> [Set problem]:
Repeat everything from the line holding "Output the component" to the line holding "import * as", inclusive, exactly. Leave out the rest.

** Start of The data **

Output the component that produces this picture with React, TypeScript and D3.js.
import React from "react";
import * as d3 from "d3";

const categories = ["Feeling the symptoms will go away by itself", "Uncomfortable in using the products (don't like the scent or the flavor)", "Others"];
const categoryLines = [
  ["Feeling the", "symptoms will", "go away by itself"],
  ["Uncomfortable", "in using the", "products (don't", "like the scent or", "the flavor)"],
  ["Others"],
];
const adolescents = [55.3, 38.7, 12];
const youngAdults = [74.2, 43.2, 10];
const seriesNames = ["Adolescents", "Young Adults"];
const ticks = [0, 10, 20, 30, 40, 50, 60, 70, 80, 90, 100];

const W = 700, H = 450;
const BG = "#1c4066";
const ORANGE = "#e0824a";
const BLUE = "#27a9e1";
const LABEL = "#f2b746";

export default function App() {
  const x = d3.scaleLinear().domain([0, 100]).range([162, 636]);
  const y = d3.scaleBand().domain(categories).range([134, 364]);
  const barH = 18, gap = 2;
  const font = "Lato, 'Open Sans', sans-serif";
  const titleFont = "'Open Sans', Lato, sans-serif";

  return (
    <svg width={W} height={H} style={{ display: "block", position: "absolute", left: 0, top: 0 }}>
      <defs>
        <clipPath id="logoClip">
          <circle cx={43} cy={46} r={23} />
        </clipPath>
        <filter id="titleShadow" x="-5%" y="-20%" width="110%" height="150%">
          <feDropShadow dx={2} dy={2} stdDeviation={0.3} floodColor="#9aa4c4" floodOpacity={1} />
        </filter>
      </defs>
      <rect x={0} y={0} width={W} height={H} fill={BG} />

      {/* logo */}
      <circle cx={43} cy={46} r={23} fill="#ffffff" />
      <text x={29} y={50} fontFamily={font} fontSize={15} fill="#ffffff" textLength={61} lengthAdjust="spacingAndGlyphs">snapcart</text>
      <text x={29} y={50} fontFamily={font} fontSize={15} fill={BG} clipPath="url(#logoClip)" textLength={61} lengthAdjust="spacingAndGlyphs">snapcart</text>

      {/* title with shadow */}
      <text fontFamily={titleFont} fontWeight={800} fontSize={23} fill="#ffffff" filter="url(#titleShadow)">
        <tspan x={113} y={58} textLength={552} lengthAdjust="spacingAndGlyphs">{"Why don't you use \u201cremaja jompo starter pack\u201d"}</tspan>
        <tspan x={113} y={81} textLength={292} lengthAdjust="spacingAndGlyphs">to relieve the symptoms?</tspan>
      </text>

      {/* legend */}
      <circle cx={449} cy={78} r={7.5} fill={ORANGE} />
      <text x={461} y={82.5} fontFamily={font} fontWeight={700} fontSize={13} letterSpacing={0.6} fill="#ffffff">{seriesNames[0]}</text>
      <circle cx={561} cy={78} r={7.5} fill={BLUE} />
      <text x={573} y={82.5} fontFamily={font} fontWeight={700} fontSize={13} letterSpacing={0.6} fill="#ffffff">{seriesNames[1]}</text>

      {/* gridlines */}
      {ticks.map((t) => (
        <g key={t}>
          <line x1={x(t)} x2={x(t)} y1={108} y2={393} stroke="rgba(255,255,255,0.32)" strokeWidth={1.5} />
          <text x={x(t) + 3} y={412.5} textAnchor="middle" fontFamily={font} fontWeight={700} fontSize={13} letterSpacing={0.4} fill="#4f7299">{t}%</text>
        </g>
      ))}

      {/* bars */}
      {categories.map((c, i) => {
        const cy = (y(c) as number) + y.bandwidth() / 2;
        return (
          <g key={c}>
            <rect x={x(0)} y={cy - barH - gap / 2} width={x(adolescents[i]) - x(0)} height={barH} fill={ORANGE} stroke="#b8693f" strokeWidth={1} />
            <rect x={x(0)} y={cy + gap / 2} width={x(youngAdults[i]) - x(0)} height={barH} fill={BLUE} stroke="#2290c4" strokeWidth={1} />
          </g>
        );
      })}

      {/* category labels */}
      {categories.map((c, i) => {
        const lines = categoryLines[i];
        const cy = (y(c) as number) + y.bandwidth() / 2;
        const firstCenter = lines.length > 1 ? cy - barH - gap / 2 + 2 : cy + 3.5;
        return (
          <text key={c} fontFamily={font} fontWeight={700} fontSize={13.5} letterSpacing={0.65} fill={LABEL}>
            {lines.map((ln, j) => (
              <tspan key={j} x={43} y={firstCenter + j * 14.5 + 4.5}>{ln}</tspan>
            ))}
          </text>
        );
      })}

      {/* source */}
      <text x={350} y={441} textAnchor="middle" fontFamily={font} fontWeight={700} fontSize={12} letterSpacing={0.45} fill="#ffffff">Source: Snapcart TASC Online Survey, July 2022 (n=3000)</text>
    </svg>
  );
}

** End of The data **
** Start of The data **

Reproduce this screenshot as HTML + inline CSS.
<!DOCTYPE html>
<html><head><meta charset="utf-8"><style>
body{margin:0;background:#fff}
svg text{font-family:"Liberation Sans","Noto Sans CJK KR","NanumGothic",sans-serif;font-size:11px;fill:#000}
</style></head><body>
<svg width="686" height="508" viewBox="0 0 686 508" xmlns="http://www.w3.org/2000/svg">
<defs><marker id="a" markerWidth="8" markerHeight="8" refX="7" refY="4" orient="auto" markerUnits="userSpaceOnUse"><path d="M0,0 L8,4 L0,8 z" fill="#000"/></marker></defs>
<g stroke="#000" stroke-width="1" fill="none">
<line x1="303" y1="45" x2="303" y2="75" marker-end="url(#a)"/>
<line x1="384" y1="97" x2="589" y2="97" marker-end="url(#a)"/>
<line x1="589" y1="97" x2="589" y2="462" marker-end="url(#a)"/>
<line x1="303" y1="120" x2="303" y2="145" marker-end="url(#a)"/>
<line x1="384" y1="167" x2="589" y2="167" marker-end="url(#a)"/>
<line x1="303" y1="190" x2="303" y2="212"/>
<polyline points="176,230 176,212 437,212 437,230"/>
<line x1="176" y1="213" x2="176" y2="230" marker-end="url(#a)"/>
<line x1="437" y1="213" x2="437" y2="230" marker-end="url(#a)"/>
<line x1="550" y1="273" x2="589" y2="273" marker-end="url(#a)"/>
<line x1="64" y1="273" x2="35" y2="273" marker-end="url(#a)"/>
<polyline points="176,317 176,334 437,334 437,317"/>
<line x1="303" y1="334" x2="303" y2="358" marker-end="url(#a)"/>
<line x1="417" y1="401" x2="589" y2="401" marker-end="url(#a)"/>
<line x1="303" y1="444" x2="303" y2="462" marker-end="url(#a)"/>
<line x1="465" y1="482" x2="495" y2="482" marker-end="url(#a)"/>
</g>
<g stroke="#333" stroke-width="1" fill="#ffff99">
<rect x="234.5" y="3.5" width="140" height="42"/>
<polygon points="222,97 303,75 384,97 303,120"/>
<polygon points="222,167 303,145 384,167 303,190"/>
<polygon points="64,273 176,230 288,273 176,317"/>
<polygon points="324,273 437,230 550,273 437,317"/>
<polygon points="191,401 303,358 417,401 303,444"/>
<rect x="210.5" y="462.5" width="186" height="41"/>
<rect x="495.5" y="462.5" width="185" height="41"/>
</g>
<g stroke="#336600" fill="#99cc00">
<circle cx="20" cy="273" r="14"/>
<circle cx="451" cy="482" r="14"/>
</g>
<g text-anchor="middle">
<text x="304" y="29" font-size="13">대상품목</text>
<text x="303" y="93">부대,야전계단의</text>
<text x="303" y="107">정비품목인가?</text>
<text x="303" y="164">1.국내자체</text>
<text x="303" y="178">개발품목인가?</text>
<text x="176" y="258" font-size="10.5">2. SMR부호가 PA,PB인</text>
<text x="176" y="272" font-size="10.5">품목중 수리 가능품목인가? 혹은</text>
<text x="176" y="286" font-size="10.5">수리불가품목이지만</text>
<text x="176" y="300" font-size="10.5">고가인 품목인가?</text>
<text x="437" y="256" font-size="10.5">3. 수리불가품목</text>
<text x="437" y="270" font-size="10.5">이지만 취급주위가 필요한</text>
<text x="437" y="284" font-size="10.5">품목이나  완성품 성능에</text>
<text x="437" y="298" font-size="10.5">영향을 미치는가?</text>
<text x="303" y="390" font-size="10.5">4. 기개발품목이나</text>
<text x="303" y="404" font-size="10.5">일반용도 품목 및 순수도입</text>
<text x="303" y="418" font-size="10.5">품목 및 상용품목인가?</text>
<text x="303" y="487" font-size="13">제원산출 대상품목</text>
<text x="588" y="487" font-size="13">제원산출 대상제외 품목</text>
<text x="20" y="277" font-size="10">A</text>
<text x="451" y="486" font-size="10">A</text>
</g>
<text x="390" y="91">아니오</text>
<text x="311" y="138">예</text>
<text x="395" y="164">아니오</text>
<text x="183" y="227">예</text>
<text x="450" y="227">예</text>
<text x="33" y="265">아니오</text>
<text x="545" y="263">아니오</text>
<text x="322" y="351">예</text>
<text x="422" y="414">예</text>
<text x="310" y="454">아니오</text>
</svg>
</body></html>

** End of The data **

> [Finished task]:
Output the component that produces this picture with React, TypeScript and D3.js.
import React from "react";
import * as d3 from "d3";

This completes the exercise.